* Exercise *
Exactly as written, write out the lines below from the first to the one containing "t0 = datetime(2018, 5, 25, 19, 0, 0)", inclusive. Pictures do not belong in the copy.
### Supplied information ###
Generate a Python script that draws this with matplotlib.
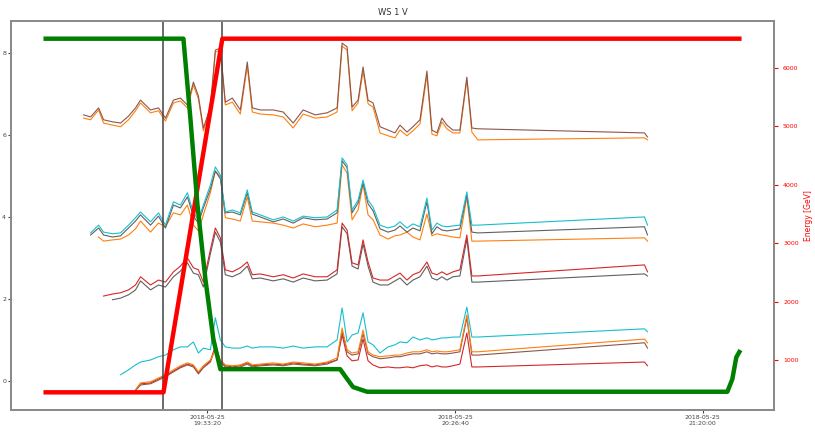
import numpy as np
import matplotlib
matplotlib.use('Agg')
import matplotlib.pyplot as plt
import matplotlib.dates as mdates
from datetime import datetime, timedelta

nan = np.nan
t0 = datetime(2018, 5, 25, 19, 0, 0)

# minutes after 19:00 for the measurement traces
t_meas = [6.67, 8.18, 9.90, 10.97, 12.91, 14.63, 16.35, 17.85, 18.93, 21.08,
          22.80, 24.30, 26.02, 27.53, 29.03, 30.32, 31.40, 32.47, 33.98, 35.05,
          36.13, 37.20, 38.71, 40.43, 41.93, 43.01, 44.73, 47.52, 49.67, 51.82,
          53.97, 56.55, 59.13, 61.28, 62.36, 63.43, 64.51, 65.80, 66.87, 67.95,
          69.02, 70.53, 72.25, 73.75, 74.83, 76.33, 77.62, 79.13, 80.63, 81.71,
          82.78, 83.86, 84.93, 86.22, 87.73, 89.23, 90.31, 91.60, 127.50, 128.15]

a_brown = [6.49, 6.44, 6.66, 6.37, 6.32, 6.29, 6.46, 6.66, 6.85, 6.61,
           6.66, 6.41, 6.85, 6.90, 6.73, 7.29, 6.95, 6.17, 6.68, 8.07,
           8.12, 6.80, 6.90, 6.61, 7.78, 6.66, 6.61, 6.61, 6.56, 6.29,
           6.61, 6.49, 6.54, 6.66, 8.24, 8.15, 6.68, 6.85, 7.66, 6.85,
           6.78, 6.20, 6.12, 6.05, 6.24, 6.07, 6.20, 6.37, 7.56, 6.12,
           6.05, 6.41, 6.24, 6.12, 6.12, 7.41, 6.17, 6.15, 6.05, 5.95]
a_orange = [6.41, 6.37, 6.61, 6.29, 6.24, 6.20, 6.37, 6.59, 6.78, 6.54,
            6.59, 6.34, 6.78, 6.83, 6.66, 7.22, 6.88, 6.10, 6.61, 8.02,
            8.07, 6.73, 6.80, 6.51, 7.68, 6.56, 6.51, 6.49, 6.44, 6.17,
            6.51, 6.41, 6.44, 6.56, 8.17, 8.07, 6.59, 6.78, 7.56, 6.76,
            6.68, 6.05, 5.98, 5.93, 6.12, 5.98, 6.10, 6.27, 7.46, 6.02,
            5.98, 6.32, 6.15, 6.05, 6.05, 7.34, 6.07, 5.88, 5.93, 5.88]

b_cyan = [nan, 3.61, 3.80, 3.63, 3.59, 3.61, 3.80, 3.98, 4.12, 3.88,
          4.10, 3.80, 4.37, 4.29, 4.59, 4.10, 3.93, 4.29, 4.78, 5.22,
          5.02, 4.12, 4.17, 4.10, 4.66, 4.12, 4.05, 3.93, 4.00, 3.90,
          4.02, 3.98, 4.00, 4.17, 5.44, 5.27, 4.17, 4.41, 4.90, 4.41,
          4.24, 3.80, 3.73, 3.78, 3.88, 3.73, 3.83, 3.76, 4.46, 3.68,
          3.85, 3.78, 3.76, 3.78, 3.80, 4.61, 3.80, 3.80, 4.00, 3.80]
b_gray = [nan, 3.56, 3.73, 3.56, 3.51, 3.54, 3.73, 3.90, 4.05, 3.80,
          4.02, 3.73, 4.29, 4.22, 4.49, 4.02, 3.85, 4.22, 4.68, 5.12,
          4.93, 4.10, 4.12, 4.05, 4.59, 4.07, 4.00, 3.88, 3.95, 3.85,
          3.98, 3.93, 3.95, 4.10, 5.37, 5.20, 4.10, 4.34, 4.83, 4.32,
          4.15, 3.71, 3.63, 3.68, 3.78, 3.63, 3.73, 3.66, 4.37, 3.59,
          3.76, 3.68, 3.66, 3.68, 3.71, 4.54, 3.63, 3.61, 3.76, 3.56]
b_orange = [nan, nan, 3.51, 3.41, 3.44, 3.46, 3.56, 3.71, 3.90, 3.63,
            3.85, 3.76, 4.10, 4.05, 4.29, 3.80, 3.66, 4.05, 4.59, 5.12,
            4.98, 3.98, 3.95, 3.90, 4.49, 3.90, 3.88, 3.85, 3.80, 3.73,
            3.83, 3.76, 3.80, 3.85, 5.27, 5.07, 3.93, 4.17, 4.80, 4.05,
            3.93, 3.56, 3.46, 3.54, 3.56, 3.63, 3.51, 3.44, 4.07, 3.54,
            3.59, 3.56, 3.54, 3.51, 3.49, 4.49, 3.41, 3.41, 3.49, 3.41]

c_red = [nan, nan, nan, 2.07, 2.12, 2.15, 2.22, 2.34, 2.54, 2.34,
         2.46, 2.41, 2.66, 2.80, 3.00, 2.76, 2.71, 2.41, 3.20, 3.73,
         3.49, 2.71, 2.66, 2.76, 2.90, 2.59, 2.61, 2.54, 2.59, 2.51,
         2.61, 2.54, 2.54, 2.71, 3.85, 3.68, 2.88, 2.83, 3.44, 2.90,
         2.51, 2.46, 2.46, 2.56, 2.63, 2.46, 2.59, 2.66, 2.90, 2.63,
         2.59, 2.66, 2.59, 2.66, 2.71, 3.56, 2.56, 2.56, 2.83, 2.66]
c_gray = [nan, nan, nan, nan, 1.98, 2.02, 2.10, 2.22, 2.44, 2.22,
          2.34, 2.29, 2.54, 2.68, 2.88, 2.63, 2.59, 2.29, 3.10, 3.63,
          3.39, 2.59, 2.54, 2.63, 2.80, 2.49, 2.51, 2.44, 2.49, 2.41,
          2.51, 2.44, 2.46, 2.61, 3.76, 3.59, 2.80, 2.73, 3.34, 2.80,
          2.41, 2.34, 2.34, 2.44, 2.51, 2.34, 2.46, 2.54, 2.80, 2.51,
          2.46, 2.54, 2.46, 2.54, 2.56, 3.46, 2.41, 2.41, 2.61, 2.56]

d_cyan = [nan, nan, nan, nan, nan, 0.15, 0.27, 0.39, 0.46, 0.51,
          0.59, 0.63, 0.76, 0.83, 0.83, 0.95, 0.68, 0.80, 0.76, 1.54,
          1.00, 0.83, 0.80, 0.80, 0.85, 0.80, 0.83, 0.83, 0.80, 0.85,
          0.80, 0.83, 0.83, 1.00, 1.78, 0.95, 1.12, 1.17, 1.66, 0.95,
          0.88, 0.68, 0.83, 0.88, 0.95, 0.93, 1.07, 1.00, 1.05, 1.00,
          1.02, 1.05, 1.05, 1.07, 1.07, 1.80, 1.07, 1.07, 1.27, 1.20]
d_orange = [nan, nan, nan, nan, nan, nan, nan, -0.22, -0.05, -0.02,
            0.07, 0.15, 0.27, 0.37, 0.44, 0.39, 0.22, 0.37, 0.51, 0.76,
            0.51, 0.39, 0.37, 0.39, 0.46, 0.39, 0.41, 0.44, 0.41, 0.46,
            0.44, 0.41, 0.46, 0.56, 1.29, 0.76, 0.68, 0.71, 1.24, 0.71,
            0.63, 0.59, 0.61, 0.63, 0.63, 0.68, 0.71, 0.71, 0.76, 0.71,
            0.73, 0.71, 0.71, 0.73, 0.76, 1.61, 0.71, 0.71, 1.02, 0.93]
d_brown = [nan, nan, nan, nan, nan, nan, nan, -0.24, -0.10, -0.07,
           0.02, 0.10, 0.22, 0.32, 0.39, 0.34, 0.17, 0.32, 0.46, 0.80,
           0.46, 0.34, 0.32, 0.34, 0.41, 0.34, 0.37, 0.39, 0.37, 0.41,
           0.39, 0.37, 0.41, 0.51, 1.20, 0.71, 0.63, 0.66, 1.15, 0.66,
           0.59, 0.54, 0.56, 0.59, 0.59, 0.63, 0.66, 0.66, 0.71, 0.66,
           0.68, 0.66, 0.66, 0.68, 0.71, 1.54, 0.63, 0.63, 0.93, 0.80]
d_red = [nan, nan, nan, nan, nan, nan, nan, -0.22, -0.07, -0.05,
         0.05, 0.12, 0.24, 0.34, 0.41, 0.37, 0.20, 0.34, 0.49, 0.85,
         0.49, 0.37, 0.34, 0.37, 0.44, 0.37, 0.39, 0.41, 0.39, 0.44,
         0.41, 0.39, 0.44, 0.51, 1.12, 0.61, 0.49, 0.51, 1.02, 0.49,
         0.39, 0.32, 0.34, 0.32, 0.32, 0.34, 0.32, 0.37, 0.39, 0.34,
         0.37, 0.34, 0.34, 0.37, 0.41, 1.17, 0.34, 0.34, 0.46, 0.37]

# beam energy [GeV]
t_energy = [-1.50, 23.87, 36.56, 147.93]
energy = [450, 450, 6500, 6500]

# second machine trace (drawn on the energy scale)
t_green = [-1.50, 28.17, 29.68, 31.18, 32.90, 34.62, 36.13, 61.93, 63.43,
           64.72, 67.73, 145.35, 146.42, 147.28, 147.93]
green = [6500, 6500, 5130, 3670, 2390, 1360, 846, 846, 680,
         540, 460, 460, 675, 1050, 1140]

# start / end of ramp
t_marks = [23.87, 36.56]

# x ticks
tick_times = ['2018-05-25 19:33:20', '2018-05-25 20:26:40', '2018-05-25 21:20:00']


def to_dt(mins):
    return [t0 + timedelta(minutes=m) for m in mins]


fig = plt.figure(figsize=(8.15, 4.34), dpi=100)
ax = fig.add_axes([0.0135, 0.0553, 0.9362, 0.8963])
ax2 = ax.twinx()

xm = to_dt(t_meas)
series = [(d_red, 'tab:red'), (d_brown, 'tab:brown'), (d_orange, 'tab:orange'), (d_cyan, 'tab:cyan'),
          (c_gray, '#606060'), (c_red, 'tab:red'),
          (b_orange, 'tab:orange'), (b_gray, '#606060'), (b_cyan, 'tab:cyan'),
          (a_orange, 'tab:orange'), (a_brown, 'tab:brown')]
for vals, col in series:
    ax.plot(xm, vals, color=col, lw=0.8)

for tm in t_marks:
    ax.axvline(to_dt([tm])[0], color='#444444', lw=1.1)

ax2.plot(to_dt(t_energy), energy, color='red', lw=3.2)
ax2.plot(to_dt(t_green), green, color='green', lw=3.2)

ax.set_ylim(-0.71, 8.78)
ax.set_yticks([0, 2, 4, 6, 8])
ax.set_xticks([datetime.strptime(s, '%Y-%m-%d %H:%M:%S') for s in tick_times])
ax.xaxis.set_major_formatter(mdates.DateFormatter('%Y-%m-%d\n%H:%M:%S'))
ax.tick_params(labelsize=4.5, length=2, pad=1.5, colors='#444444')
ax2.set_yticks([1000, 2000, 3000, 4000, 5000, 6000])
ax2.tick_params(axis='y', labelsize=4.5, length=3, colors='red')
ax2.set_ylabel('Energy [GeV]', color='red', fontsize=5.5)

for a in (ax, ax2):
    for s in a.spines.values():
        s.set_color('#888888')
        s.set_linewidth(1.2)

ax.set_title('WS 1 V', fontsize=6, color='#333333', pad=4)

fig.savefig('out.png', dpi=100)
###
* Reply to the exercise *
Generate a Python script that draws this with matplotlib.
import numpy as np
import matplotlib
matplotlib.use('Agg')
import matplotlib.pyplot as plt
import matplotlib.dates as mdates
from datetime import datetime, timedelta

nan = np.nan
t0 = datetime(2018, 5, 25, 19, 0, 0)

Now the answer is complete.